Results from a Longitudinal Nursing Specific Undergraduate Student Satisfaction Survey across a Canadian Collaborative Nursing Program

Monday, 9 November 2015

Laurie Freeman-Gibb, PhD, ANP-BC, RN
Faculty of Nursing, University of Windsor, Windsor, ON, Canada
Beverley L. Jones, MScN, MPA (Health Policy), BScN, BA (Life Sciences), RN
School of Nursing, St Clair College Windsor Ontario, Windsor, Ontario, ON, Canada
Janet E. Raiger, MN, RN
School of Health Sciences, Lambton College, Sarnia, ON, Canada
Selina Rehman, NP, MN, RN
Collaborative Nursing, St.
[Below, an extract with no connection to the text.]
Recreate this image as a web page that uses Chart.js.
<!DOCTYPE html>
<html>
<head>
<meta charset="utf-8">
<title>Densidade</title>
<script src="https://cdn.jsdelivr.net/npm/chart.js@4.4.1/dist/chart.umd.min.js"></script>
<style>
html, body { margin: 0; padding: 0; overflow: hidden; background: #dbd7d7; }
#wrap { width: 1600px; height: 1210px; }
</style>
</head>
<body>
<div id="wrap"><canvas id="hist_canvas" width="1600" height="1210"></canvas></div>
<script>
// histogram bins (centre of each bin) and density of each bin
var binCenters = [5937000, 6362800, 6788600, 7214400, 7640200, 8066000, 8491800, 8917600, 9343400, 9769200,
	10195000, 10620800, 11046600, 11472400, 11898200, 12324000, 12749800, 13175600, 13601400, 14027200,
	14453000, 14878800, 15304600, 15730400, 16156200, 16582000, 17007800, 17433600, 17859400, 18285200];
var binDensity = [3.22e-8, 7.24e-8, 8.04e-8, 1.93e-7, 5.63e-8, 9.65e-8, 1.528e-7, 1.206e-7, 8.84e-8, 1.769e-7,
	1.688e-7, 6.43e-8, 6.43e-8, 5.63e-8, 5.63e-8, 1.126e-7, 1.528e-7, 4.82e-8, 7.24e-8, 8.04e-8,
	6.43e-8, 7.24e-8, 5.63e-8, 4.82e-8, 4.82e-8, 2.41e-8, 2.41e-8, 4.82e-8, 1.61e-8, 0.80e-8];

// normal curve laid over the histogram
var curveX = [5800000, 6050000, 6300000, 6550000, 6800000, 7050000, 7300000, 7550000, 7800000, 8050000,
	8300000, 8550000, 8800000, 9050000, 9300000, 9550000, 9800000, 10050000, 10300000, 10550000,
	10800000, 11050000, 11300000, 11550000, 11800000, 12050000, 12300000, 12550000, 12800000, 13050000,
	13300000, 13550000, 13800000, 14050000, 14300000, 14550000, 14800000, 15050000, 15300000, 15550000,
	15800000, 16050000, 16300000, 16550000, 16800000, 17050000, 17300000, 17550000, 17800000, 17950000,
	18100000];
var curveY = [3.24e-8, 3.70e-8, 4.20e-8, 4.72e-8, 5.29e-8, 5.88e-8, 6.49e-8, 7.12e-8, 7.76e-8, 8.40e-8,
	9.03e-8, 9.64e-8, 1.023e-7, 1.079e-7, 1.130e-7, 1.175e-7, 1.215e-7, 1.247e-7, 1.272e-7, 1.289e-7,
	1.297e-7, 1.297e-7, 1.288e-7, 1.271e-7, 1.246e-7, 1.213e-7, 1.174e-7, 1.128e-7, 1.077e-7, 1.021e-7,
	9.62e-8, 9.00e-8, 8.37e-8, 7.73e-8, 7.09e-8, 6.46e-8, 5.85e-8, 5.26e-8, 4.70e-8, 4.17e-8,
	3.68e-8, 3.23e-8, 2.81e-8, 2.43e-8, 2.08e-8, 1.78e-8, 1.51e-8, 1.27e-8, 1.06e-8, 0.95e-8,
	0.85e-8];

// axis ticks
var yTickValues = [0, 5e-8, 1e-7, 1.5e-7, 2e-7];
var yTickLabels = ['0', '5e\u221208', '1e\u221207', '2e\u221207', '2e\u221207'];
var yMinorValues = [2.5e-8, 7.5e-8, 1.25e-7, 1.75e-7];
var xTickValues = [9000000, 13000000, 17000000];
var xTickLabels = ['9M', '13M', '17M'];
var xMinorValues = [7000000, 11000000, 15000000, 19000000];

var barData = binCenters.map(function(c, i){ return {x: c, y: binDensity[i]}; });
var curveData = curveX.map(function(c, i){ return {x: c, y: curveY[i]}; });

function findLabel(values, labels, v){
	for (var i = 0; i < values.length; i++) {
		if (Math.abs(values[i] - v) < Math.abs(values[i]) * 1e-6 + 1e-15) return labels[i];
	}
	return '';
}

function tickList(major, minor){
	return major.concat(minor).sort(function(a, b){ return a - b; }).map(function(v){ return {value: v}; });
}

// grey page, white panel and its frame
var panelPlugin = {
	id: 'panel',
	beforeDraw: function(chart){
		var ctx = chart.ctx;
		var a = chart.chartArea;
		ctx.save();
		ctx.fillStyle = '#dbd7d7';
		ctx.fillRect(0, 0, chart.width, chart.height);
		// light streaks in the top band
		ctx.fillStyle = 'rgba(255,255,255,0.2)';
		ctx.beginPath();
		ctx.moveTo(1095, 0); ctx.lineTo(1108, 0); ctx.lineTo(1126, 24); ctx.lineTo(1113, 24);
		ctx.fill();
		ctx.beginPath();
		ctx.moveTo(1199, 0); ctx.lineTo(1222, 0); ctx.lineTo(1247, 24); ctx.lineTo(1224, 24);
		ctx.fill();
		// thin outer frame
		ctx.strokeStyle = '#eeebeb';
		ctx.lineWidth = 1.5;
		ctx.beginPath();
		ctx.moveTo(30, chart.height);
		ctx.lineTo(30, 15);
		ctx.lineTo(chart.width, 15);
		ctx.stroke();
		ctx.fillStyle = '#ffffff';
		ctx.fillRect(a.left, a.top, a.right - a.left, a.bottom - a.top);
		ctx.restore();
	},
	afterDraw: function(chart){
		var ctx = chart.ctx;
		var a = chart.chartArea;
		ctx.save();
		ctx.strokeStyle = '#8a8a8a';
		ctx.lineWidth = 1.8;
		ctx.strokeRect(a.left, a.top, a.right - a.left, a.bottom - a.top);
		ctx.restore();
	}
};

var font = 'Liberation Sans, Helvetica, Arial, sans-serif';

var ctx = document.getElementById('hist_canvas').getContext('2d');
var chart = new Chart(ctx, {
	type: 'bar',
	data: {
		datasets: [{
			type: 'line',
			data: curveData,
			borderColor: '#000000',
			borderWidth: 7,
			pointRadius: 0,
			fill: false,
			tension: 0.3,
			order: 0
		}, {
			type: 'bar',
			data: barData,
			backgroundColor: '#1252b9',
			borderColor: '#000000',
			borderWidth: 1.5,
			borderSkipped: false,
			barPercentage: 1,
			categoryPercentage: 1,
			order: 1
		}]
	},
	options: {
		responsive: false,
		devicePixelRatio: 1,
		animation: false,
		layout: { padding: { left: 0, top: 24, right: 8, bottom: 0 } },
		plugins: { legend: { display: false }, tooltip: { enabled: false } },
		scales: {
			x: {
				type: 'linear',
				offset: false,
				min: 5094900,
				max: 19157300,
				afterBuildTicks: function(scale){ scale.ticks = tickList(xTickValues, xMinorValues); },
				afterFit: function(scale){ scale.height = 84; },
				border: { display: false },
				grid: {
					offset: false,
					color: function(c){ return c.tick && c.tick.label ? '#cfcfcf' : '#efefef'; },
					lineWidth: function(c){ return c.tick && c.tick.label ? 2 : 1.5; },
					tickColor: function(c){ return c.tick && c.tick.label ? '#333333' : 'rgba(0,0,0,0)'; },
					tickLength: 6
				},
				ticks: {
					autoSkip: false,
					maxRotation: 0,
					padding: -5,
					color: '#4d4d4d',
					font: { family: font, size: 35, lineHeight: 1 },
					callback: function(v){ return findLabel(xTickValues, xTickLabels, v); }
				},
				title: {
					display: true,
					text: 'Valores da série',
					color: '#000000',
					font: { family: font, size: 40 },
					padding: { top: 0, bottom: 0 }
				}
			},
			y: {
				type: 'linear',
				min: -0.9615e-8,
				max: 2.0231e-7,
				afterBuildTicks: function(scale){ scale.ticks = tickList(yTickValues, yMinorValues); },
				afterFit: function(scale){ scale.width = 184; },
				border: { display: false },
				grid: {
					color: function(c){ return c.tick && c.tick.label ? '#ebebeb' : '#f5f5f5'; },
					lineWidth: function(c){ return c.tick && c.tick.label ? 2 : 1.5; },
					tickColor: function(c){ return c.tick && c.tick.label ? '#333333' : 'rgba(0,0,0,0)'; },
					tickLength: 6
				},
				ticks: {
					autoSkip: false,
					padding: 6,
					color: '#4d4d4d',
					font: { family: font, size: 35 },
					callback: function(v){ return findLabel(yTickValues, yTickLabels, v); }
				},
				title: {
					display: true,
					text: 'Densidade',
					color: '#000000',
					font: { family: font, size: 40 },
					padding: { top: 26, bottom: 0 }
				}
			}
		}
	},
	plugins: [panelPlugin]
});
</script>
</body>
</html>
Clair College Thames, Chatham, ON, Canada

Results from a Longitudinal Nursing Specific Undergraduate Student Satisfaction Survey across a Canadian Collaborative Nursing Program

Student satisfaction has been associated with later professional attitudes, career commitment, retention in the field of nursing, and more engagement as alumni of our institutions 1-4.   Assessment of student satisfaction in nursing is complex in that we must assess in-class theory courses, clinical practice, and services provided by the faculty as a whole 2.  Evaluation of all aspects of nursing education is challenging, as most university and college based programs standardized evaluations do not fit well with the multiple domains within the nursing curriculum. This issue has been further compounded in Ontario Canada by the fact that many university and College nursing programs have engaged in collaborative partnerships, in which the curriculum may be delivered by both college and university faculty and at different sites throughout the program as educational partners. Currently, all of these collaborative sites use institution-specific, system-wide student assessment tools. These independent instruments vary widely and are not specific to nursing.  Hence they do not adequately address the unique characteristics of nursing education.

Our research used the comprehensive Undergraduate Nursing Students’ Academic Satisfaction Scale (UNSASS) 2, and the Undergraduate Nursing Students’ Academic Satisfaction Scale–Short Form (UNSASS-SF). We have assessed our cohort of students for two years using an electronic evaluation process and have conducted comparative analyses of satisfaction over time.

Initial results from this ongoing study suggest that nursing satisfaction may be multidimensional and site specific. Overall satisfaction with our program ranged from “satisfied” to “very satisfied” across all sites. The majority of our nursing students were Caucasian, without children, and most were working at least part time. Conflict, on many fronts, emerged as a singular issue that decreased satisfaction throughout all aspects of the program.

 This presentation will discuss a) the results found using the UNSASS across multiple sites; b) the use of the UNSASS-SF; c) found major contributors of satisfaction amongst our students and d) concerning trends that are impacting on satisfaction across all sites.

1 Butterfield, W., Deusinger, S., Gillespie, D., Smithe, J.,  & Strube, M. (1998). Personal, interpersonal, and organizational influences on student satisfaction with clinical education. Physical Therapy, 78(6), 635-654.

2 Gruber, T., Reppel, A., & Voss, R. (2010). Understanding the characteristics of effective professors: the student’s perspective. Journal of Marketing for Higher Education,20(2), 175-190. doi:10.1080/08841241.2010.526356

3Alves, H., & Raposo, M. (2007). Conceptual model of student satisfaction in higher education. Total Quality Management, 18(5), 571-588. doi: 10.1080/14783360601074315

4 Löfmark, A., Thorkildsen, K., Råholm, M., & Natvig, G., K. (2012). Nursing students’ satisfaction with supervision from preceptors and teachers during clinical practice. Nurse Education in Practice, 12, 164-169. doi: 10.1016/j.nepr.2011.12.005

5Dennison, S & El-Masri, M.,M. (2012). Development and psychometric assessment of the undergraduate nursing students’ academic satisfaction scale (UNSASS). The Journal of Nursing Measurement, 20(2), 75-89.